В армию он пошел добровольцем. В восемнадцатом году, когда городом при помощи интервентов овладели белогвардейцы, много рабочих ушло с красными частями, и Степан Борташевич в их числе. Сначала был бойцом, а после ранения и контузии служил по интендантству. Демобилизовавшись, вернулся на «Саломас». Что можно устроить жизнь иначе, ему и не представлялось. «Э, проживу!» — думал он о своем будущем.
На заводе его встретили хорошо — с заслугами товарищ. Он попросился на пресс, но его приставили к хозяйственной части, а вскоре назначили заместителем заведующего. Подвернулась симпатичная дивчина, он встречался с нею по вечерам в клубе рабочей молодежи. Дивчина запевала, и Борташевич с удовольствием пел вместе с комсомольцами:
Я на «юнкерсе» летал,
Чум-чара, чу-ра-ра,
Нигде бога не видал
Ку-ку!
Погуляли, попели, потом сходили в загс и расписались. Как-то само собой это вышло.
Работал Борташевич с увлечением. Он был хороший организатор, старался изо всех сил, его полюбили. Завод «Саломас» выпускал туалетное мыло. За годы разрухи рецептура была забыта, мастера разбрелись. На бирже труда квалифицированных мыловаров не было. В газетах ругали «Саломас» за качество продукции: мыло получалось вязкое и клейкое, шибало в нос грушевой эссенцией; то совсем не мылилось, а другой раз чуть смочишь водой, весь кусок размокал в кисель… Потребители писали жалобы, сбыта не было, продукция залеживалась.
Борташевич навел справки; удалось установить адрес одного старичка, работавшего раньше мыловаром на «Саломасе». Борташевич съездил за ним в деревню и привез его на завод. Может быть, не так уж много знал и умел тот старичок; но до того ему хотелось оправдать доверие, до того он, как говорится, мобилизовал свой опыт и смекалку, так терпеливо и дружно помогали ему заводские организации, что через два месяца «Саломас» стал выдавать вполне приличную продукцию; а через полгода эта продукция конкурировала с мылом «Букет моей бабушки», популярным среди населения…
Так начинал Степан Борташевич. Радостно ему в те дни работалось, легко дышалось… Когда его назначили в контору богатого всесоюзного треста, он не испугался: что ж, и там буду так же работать, войдя в курс; с завода только жаль уходить… Но уж очень тут все внушительно.
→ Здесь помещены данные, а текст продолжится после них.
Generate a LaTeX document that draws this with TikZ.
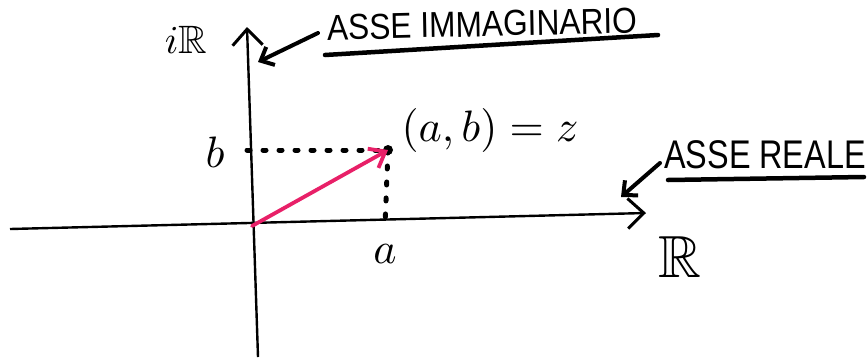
\documentclass[tikz,border=0pt]{standalone}
\usepackage{amssymb}
\usepackage{fontspec}
\setmainfont{Liberation Sans}
\usetikzlibrary{arrows.meta}

\definecolor{vecpink}{RGB}{232,32,104}

\begin{document}
\begin{tikzpicture}[
  x=1pt, y=-1pt,
  axis/.style={draw=black, line width=2.4pt},
  axtip/.style={-{Straight Barb[length=16pt, width=30pt, line width=3pt]}},
  note/.style={draw=black, line width=4pt, line cap=round,
    -{Straight Barb[length=11pt, width=20pt, line width=4pt]}},
  under/.style={draw=black, line width=4.5pt, line cap=round},
  guide/.style={draw=black, line width=5pt, line cap=round, dash pattern=on 3pt off 13pt},
  vec/.style={draw=vecpink, line width=3.8pt, line cap=round,
    -{Straight Barb[length=14pt, width=22pt, line width=3.8pt]}},
  lbl/.style={inner sep=0pt, scale=4.4},
  caption/.style={inner sep=0pt, font=\fontsize{36}{36}\selectfont, xscale=0.88}
]
  \useasboundingbox (0,0) rectangle (868,360);

  % Axes
  \coordinate (xl) at (10,229);
  \coordinate (xr) at (646,213);
  \coordinate (yb) at (258,357);
  \coordinate (yt) at (247,27);
  \draw[axis, axtip] (xl)--(xr);
  \draw[axis, axtip] (yb)--(yt);

  % Point z and its projections
  \coordinate (o) at (252,226);
  \node[circle, fill=black, minimum size=10pt, inner sep=0pt] (z) at (388,150) {};
  \coordinate (pb) at (247,150);
  \coordinate (pa) at (385,226);
  \draw[guide] (pb)--(z.center);
  \draw[guide] (z.center)--(pa);
  \draw[vec] (o)--(z.center);

  % Labels on the axes
  \node[lbl] (b) at (215,152) {$b$};
  \node[lbl] (a) at (385,254) {$a$};
  \node[lbl] (zlab) at (490,130) {$(a,b)=z$};
  \node[lbl, scale=0.9] (ir) at (186,40) {$i\mathbb{R}$};
  \node[lbl, scale=1.35] (rr) at (680,257) {$\mathbb{R}$};

  % Axis names
  \node[caption, rotate=1.2] (imm) at (482,24) {ASSE IMMAGINARIO};
  \coordinate (imml) at (325,55);
  \coordinate (immr) at (658,35);
  \draw[under] (imml)--(immr);
  \coordinate (immfrom) at (318,33);
  \coordinate (immto) at (258,62);
  \draw[note] (immfrom)--(immto);

  \node[caption, font=\fontsize{40}{40}\selectfont, xscale=0.92] (rea) at (765,155) {ASSE REALE};
  \coordinate (real) at (668,180);
  \coordinate (rear) at (864,177);
  \draw[under] (real)--(rear);
  \coordinate (reafrom) at (660,163);
  \coordinate (reato) at (621,197);
  \draw[note] (reafrom)--(reato);
\end{tikzpicture}
\end{document}
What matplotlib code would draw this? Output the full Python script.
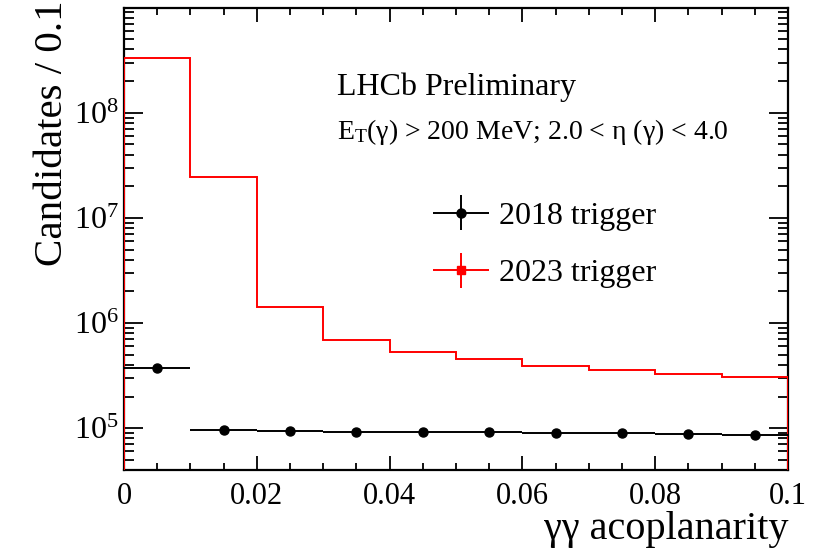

Ишь ты, как бывший управляющий поставил дело: верно, так и требуется, недаром его перевели с повышением в Москву… Один главный бухгалтер чего стоит: виски седые, говорит бархатным голосом, осанка — прямо тебе Наркоминдел, а не торговая контора. «Надо будет и мне держаться внушительно, — подумал Степан, — чтобы не нарушать общую картину. Назначила партия на такую должность — понимай, приноравливайся к обстоятельствам…» Вошел посетитель: модные куцые брючки, ботинки с длинными носами, рант прошит золотистым шелком, бритое лицо осыпано розовой пудрой… «Костюм новый придется купить. Не умею я этого ничего…» И он еще раз пожалел о своем стареньком уютном заводе, где все было просто, как дома, где женщины в конторе так же повязывались красными платочками, как и работницы в цехах, и звали его «Степа». И если он чихал, они кричали из-за фанерной перегородки: «Будь здоров!»